Available data:
>>>

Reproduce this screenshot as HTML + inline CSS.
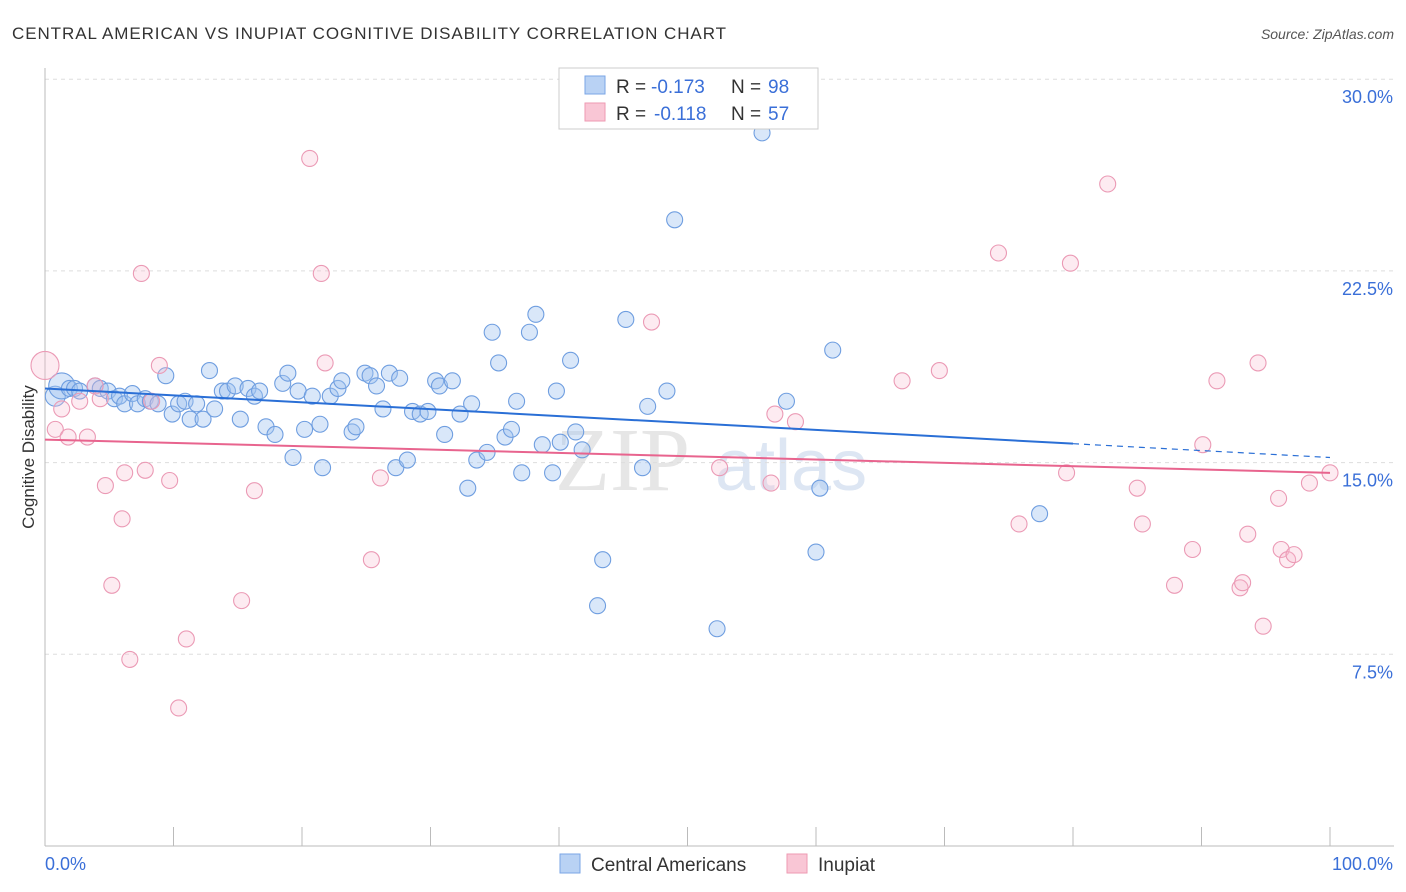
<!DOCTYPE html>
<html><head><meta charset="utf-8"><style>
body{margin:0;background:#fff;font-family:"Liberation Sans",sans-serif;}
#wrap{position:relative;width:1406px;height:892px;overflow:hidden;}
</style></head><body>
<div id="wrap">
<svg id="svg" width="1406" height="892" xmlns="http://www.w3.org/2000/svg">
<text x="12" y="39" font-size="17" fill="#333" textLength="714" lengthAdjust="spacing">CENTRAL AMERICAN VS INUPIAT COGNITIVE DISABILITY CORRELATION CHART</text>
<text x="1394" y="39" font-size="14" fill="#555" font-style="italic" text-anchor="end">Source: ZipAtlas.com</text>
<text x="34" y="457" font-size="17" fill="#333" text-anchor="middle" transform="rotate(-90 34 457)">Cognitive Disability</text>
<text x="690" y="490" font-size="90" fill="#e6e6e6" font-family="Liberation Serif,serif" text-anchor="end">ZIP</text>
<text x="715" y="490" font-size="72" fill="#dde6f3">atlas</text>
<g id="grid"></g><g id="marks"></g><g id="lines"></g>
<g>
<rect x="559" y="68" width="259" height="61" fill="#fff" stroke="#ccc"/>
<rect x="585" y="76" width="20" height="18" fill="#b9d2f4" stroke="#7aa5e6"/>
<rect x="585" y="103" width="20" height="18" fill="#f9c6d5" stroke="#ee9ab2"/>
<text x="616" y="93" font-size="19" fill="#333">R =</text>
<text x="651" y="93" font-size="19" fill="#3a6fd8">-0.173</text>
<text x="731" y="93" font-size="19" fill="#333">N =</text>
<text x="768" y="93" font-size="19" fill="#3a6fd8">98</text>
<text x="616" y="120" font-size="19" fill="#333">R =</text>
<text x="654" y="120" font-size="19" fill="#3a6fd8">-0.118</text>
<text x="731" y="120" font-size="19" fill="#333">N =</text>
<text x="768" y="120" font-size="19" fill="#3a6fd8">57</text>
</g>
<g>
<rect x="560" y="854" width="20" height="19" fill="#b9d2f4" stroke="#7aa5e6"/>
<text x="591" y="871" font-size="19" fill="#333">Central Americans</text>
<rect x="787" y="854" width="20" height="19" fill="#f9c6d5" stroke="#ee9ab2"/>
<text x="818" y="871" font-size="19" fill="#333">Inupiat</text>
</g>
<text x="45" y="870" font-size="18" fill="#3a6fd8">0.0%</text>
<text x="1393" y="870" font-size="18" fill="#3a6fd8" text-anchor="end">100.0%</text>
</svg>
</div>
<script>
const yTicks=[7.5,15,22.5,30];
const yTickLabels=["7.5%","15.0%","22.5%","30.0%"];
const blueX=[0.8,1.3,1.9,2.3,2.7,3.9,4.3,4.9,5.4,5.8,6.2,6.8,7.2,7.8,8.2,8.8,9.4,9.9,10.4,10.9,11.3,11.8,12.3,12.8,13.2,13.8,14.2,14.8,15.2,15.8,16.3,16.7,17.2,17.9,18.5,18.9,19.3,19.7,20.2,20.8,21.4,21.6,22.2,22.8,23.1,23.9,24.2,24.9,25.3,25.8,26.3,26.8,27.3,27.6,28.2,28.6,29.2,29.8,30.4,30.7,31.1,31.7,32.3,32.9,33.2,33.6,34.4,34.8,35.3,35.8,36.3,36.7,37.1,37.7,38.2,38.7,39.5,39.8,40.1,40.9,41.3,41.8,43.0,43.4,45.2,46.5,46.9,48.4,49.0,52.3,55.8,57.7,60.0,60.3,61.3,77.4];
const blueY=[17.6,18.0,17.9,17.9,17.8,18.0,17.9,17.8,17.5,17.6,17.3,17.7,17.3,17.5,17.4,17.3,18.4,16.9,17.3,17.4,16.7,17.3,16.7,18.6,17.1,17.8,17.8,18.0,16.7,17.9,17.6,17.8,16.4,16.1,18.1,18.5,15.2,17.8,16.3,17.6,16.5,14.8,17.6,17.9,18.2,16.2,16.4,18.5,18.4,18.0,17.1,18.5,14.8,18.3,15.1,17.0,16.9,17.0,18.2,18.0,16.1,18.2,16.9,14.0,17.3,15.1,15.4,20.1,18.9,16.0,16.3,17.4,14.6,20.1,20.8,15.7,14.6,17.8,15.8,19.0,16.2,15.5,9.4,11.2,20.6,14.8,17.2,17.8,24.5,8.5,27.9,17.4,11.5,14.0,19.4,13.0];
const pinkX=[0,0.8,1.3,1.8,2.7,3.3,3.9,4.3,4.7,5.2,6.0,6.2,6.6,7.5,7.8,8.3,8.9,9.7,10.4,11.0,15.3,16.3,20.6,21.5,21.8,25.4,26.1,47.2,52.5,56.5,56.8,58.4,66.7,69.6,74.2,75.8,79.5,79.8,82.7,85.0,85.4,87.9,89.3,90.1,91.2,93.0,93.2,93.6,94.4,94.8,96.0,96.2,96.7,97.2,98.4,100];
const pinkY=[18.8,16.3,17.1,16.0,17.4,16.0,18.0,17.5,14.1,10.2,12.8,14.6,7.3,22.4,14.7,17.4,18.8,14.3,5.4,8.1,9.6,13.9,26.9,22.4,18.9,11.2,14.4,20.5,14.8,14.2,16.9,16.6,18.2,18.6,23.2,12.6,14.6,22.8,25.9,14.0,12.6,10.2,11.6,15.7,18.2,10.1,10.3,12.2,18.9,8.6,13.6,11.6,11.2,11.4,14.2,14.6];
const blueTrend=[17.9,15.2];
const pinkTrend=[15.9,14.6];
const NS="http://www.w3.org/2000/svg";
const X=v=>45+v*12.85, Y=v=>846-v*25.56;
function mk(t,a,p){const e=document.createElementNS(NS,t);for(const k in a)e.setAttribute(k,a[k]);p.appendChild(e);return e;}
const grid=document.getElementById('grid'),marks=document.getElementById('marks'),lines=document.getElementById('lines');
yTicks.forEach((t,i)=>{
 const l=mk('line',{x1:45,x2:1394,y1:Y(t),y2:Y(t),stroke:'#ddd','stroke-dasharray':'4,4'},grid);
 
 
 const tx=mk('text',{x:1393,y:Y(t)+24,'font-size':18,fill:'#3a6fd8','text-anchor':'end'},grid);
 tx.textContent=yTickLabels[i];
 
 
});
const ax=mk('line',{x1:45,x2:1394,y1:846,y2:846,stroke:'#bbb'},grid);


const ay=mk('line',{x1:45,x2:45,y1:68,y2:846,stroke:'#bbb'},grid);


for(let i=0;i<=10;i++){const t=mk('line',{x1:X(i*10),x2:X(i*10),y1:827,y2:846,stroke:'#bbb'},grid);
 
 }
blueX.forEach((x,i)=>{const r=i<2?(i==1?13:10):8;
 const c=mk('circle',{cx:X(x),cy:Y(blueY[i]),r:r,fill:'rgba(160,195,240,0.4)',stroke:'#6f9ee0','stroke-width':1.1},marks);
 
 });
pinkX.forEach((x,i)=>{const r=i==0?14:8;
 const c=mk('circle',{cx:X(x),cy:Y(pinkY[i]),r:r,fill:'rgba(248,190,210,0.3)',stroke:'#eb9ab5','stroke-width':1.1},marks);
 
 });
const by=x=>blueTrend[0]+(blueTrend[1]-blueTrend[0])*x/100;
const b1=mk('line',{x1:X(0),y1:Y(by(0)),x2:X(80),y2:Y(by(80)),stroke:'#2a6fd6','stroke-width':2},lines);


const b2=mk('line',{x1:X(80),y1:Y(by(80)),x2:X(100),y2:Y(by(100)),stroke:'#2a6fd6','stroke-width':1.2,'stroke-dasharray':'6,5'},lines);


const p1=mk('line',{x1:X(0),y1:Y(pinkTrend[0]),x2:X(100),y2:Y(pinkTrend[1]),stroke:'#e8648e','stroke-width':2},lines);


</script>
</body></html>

<<<

Work required: Restate the data above word for word. Skip every picture.

Exercise result:
Reproduce this screenshot as HTML + inline CSS.
<!DOCTYPE html>
<html><head><meta charset="utf-8"><style>
body{margin:0;background:#fff;font-family:"Liberation Sans",sans-serif;}
#wrap{position:relative;width:1406px;height:892px;overflow:hidden;}
</style></head><body>
<div id="wrap">
<svg id="svg" width="1406" height="892" xmlns="http://www.w3.org/2000/svg">
<text x="12" y="39" font-size="17" fill="#333" textLength="714" lengthAdjust="spacing">CENTRAL AMERICAN VS INUPIAT COGNITIVE DISABILITY CORRELATION CHART</text>
<text x="1394" y="39" font-size="14" fill="#555" font-style="italic" text-anchor="end">Source: ZipAtlas.com</text>
<text x="34" y="457" font-size="17" fill="#333" text-anchor="middle" transform="rotate(-90 34 457)">Cognitive Disability</text>
<text x="690" y="490" font-size="90" fill="#e6e6e6" font-family="Liberation Serif,serif" text-anchor="end">ZIP</text>
<text x="715" y="490" font-size="72" fill="#dde6f3">atlas</text>
<g id="grid"></g><g id="marks"></g><g id="lines"></g>
<g>
<rect x="559" y="68" width="259" height="61" fill="#fff" stroke="#ccc"/>
<rect x="585" y="76" width="20" height="18" fill="#b9d2f4" stroke="#7aa5e6"/>
<rect x="585" y="103" width="20" height="18" fill="#f9c6d5" stroke="#ee9ab2"/>
<text x="616" y="93" font-size="19" fill="#333">R =</text>
<text x="651" y="93" font-size="19" fill="#3a6fd8">-0.173</text>
<text x="731" y="93" font-size="19" fill="#333">N =</text>
<text x="768" y="93" font-size="19" fill="#3a6fd8">98</text>
<text x="616" y="120" font-size="19" fill="#333">R =</text>
<text x="654" y="120" font-size="19" fill="#3a6fd8">-0.118</text>
<text x="731" y="120" font-size="19" fill="#333">N =</text>
<text x="768" y="120" font-size="19" fill="#3a6fd8">57</text>
</g>
<g>
<rect x="560" y="854" width="20" height="19" fill="#b9d2f4" stroke="#7aa5e6"/>
<text x="591" y="871" font-size="19" fill="#333">Central Americans</text>
<rect x="787" y="854" width="20" height="19" fill="#f9c6d5" stroke="#ee9ab2"/>
<text x="818" y="871" font-size="19" fill="#333">Inupiat</text>
</g>
<text x="45" y="870" font-size="18" fill="#3a6fd8">0.0%</text>
<text x="1393" y="870" font-size="18" fill="#3a6fd8" text-anchor="end">100.0%</text>
</svg>
</div>
<script>
const yTicks=[7.5,15,22.5,30];
const yTickLabels=["7.5%","15.0%","22.5%","30.0%"];
const blueX=[0.8,1.3,1.9,2.3,2.7,3.9,4.3,4.9,5.4,5.8,6.2,6.8,7.2,7.8,8.2,8.8,9.4,9.9,10.4,10.9,11.3,11.8,12.3,12.8,13.2,13.8,14.2,14.8,15.2,15.8,16.3,16.7,17.2,17.9,18.5,18.9,19.3,19.7,20.2,20.8,21.4,21.6,22.2,22.8,23.1,23.9,24.2,24.9,25.3,25.8,26.3,26.8,27.3,27.6,28.2,28.6,29.2,29.8,30.4,30.7,31.1,31.7,32.3,32.9,33.2,33.6,34.4,34.8,35.3,35.8,36.3,36.7,37.1,37.7,38.2,38.7,39.5,39.8,40.1,40.9,41.3,41.8,43.0,43.4,45.2,46.5,46.9,48.4,49.0,52.3,55.8,57.7,60.0,60.3,61.3,77.4];
const blueY=[17.6,18.0,17.9,17.9,17.8,18.0,17.9,17.8,17.5,17.6,17.3,17.7,17.3,17.5,17.4,17.3,18.4,16.9,17.3,17.4,16.7,17.3,16.7,18.6,17.1,17.8,17.8,18.0,16.7,17.9,17.6,17.8,16.4,16.1,18.1,18.5,15.2,17.8,16.3,17.6,16.5,14.8,17.6,17.9,18.2,16.2,16.4,18.5,18.4,18.0,17.1,18.5,14.8,18.3,15.1,17.0,16.9,17.0,18.2,18.0,16.1,18.2,16.9,14.0,17.3,15.1,15.4,20.1,18.9,16.0,16.3,17.4,14.6,20.1,20.8,15.7,14.6,17.8,15.8,19.0,16.2,15.5,9.4,11.2,20.6,14.8,17.2,17.8,24.5,8.5,27.9,17.4,11.5,14.0,19.4,13.0];
const pinkX=[0,0.8,1.3,1.8,2.7,3.3,3.9,4.3,4.7,5.2,6.0,6.2,6.6,7.5,7.8,8.3,8.9,9.7,10.4,11.0,15.3,16.3,20.6,21.5,21.8,25.4,26.1,47.2,52.5,56.5,56.8,58.4,66.7,69.6,74.2,75.8,79.5,79.8,82.7,85.0,85.4,87.9,89.3,90.1,91.2,93.0,93.2,93.6,94.4,94.8,96.0,96.2,96.7,97.2,98.4,100];
const pinkY=[18.8,16.3,17.1,16.0,17.4,16.0,18.0,17.5,14.1,10.2,12.8,14.6,7.3,22.4,14.7,17.4,18.8,14.3,5.4,8.1,9.6,13.9,26.9,22.4,18.9,11.2,14.4,20.5,14.8,14.2,16.9,16.6,18.2,18.6,23.2,12.6,14.6,22.8,25.9,14.0,12.6,10.2,11.6,15.7,18.2,10.1,10.3,12.2,18.9,8.6,13.6,11.6,11.2,11.4,14.2,14.6];
const blueTrend=[17.9,15.2];
const pinkTrend=[15.9,14.6];
const NS="http://www.w3.org/2000/svg";
const X=v=>45+v*12.85, Y=v=>846-v*25.56;
function mk(t,a,p){const e=document.createElementNS(NS,t);for(const k in a)e.setAttribute(k,a[k]);p.appendChild(e);return e;}
const grid=document.getElementById('grid'),marks=document.getElementById('marks'),lines=document.getElementById('lines');
yTicks.forEach((t,i)=>{
 const l=mk('line',{x1:45,x2:1394,y1:Y(t),y2:Y(t),stroke:'#ddd','stroke-dasharray':'4,4'},grid);
 
 
 const tx=mk('text',{x:1393,y:Y(t)+24,'font-size':18,fill:'#3a6fd8','text-anchor':'end'},grid);
 tx.textContent=yTickLabels[i];
 
 
});
const ax=mk('line',{x1:45,x2:1394,y1:846,y2:846,stroke:'#bbb'},grid);


const ay=mk('line',{x1:45,x2:45,y1:68,y2:846,stroke:'#bbb'},grid);


for(let i=0;i<=10;i++){const t=mk('line',{x1:X(i*10),x2:X(i*10),y1:827,y2:846,stroke:'#bbb'},grid);
 
 }
blueX.forEach((x,i)=>{const r=i<2?(i==1?13:10):8;
 const c=mk('circle',{cx:X(x),cy:Y(blueY[i]),r:r,fill:'rgba(160,195,240,0.4)',stroke:'#6f9ee0','stroke-width':1.1},marks);
 
 });
pinkX.forEach((x,i)=>{const r=i==0?14:8;
 const c=mk('circle',{cx:X(x),cy:Y(pinkY[i]),r:r,fill:'rgba(248,190,210,0.3)',stroke:'#eb9ab5','stroke-width':1.1},marks);
 
 });
const by=x=>blueTrend[0]+(blueTrend[1]-blueTrend[0])*x/100;
const b1=mk('line',{x1:X(0),y1:Y(by(0)),x2:X(80),y2:Y(by(80)),stroke:'#2a6fd6','stroke-width':2},lines);


const b2=mk('line',{x1:X(80),y1:Y(by(80)),x2:X(100),y2:Y(by(100)),stroke:'#2a6fd6','stroke-width':1.2,'stroke-dasharray':'6,5'},lines);


const p1=mk('line',{x1:X(0),y1:Y(pinkTrend[0]),x2:X(100),y2:Y(pinkTrend[1]),stroke:'#e8648e','stroke-width':2},lines);


</script>
</body></html>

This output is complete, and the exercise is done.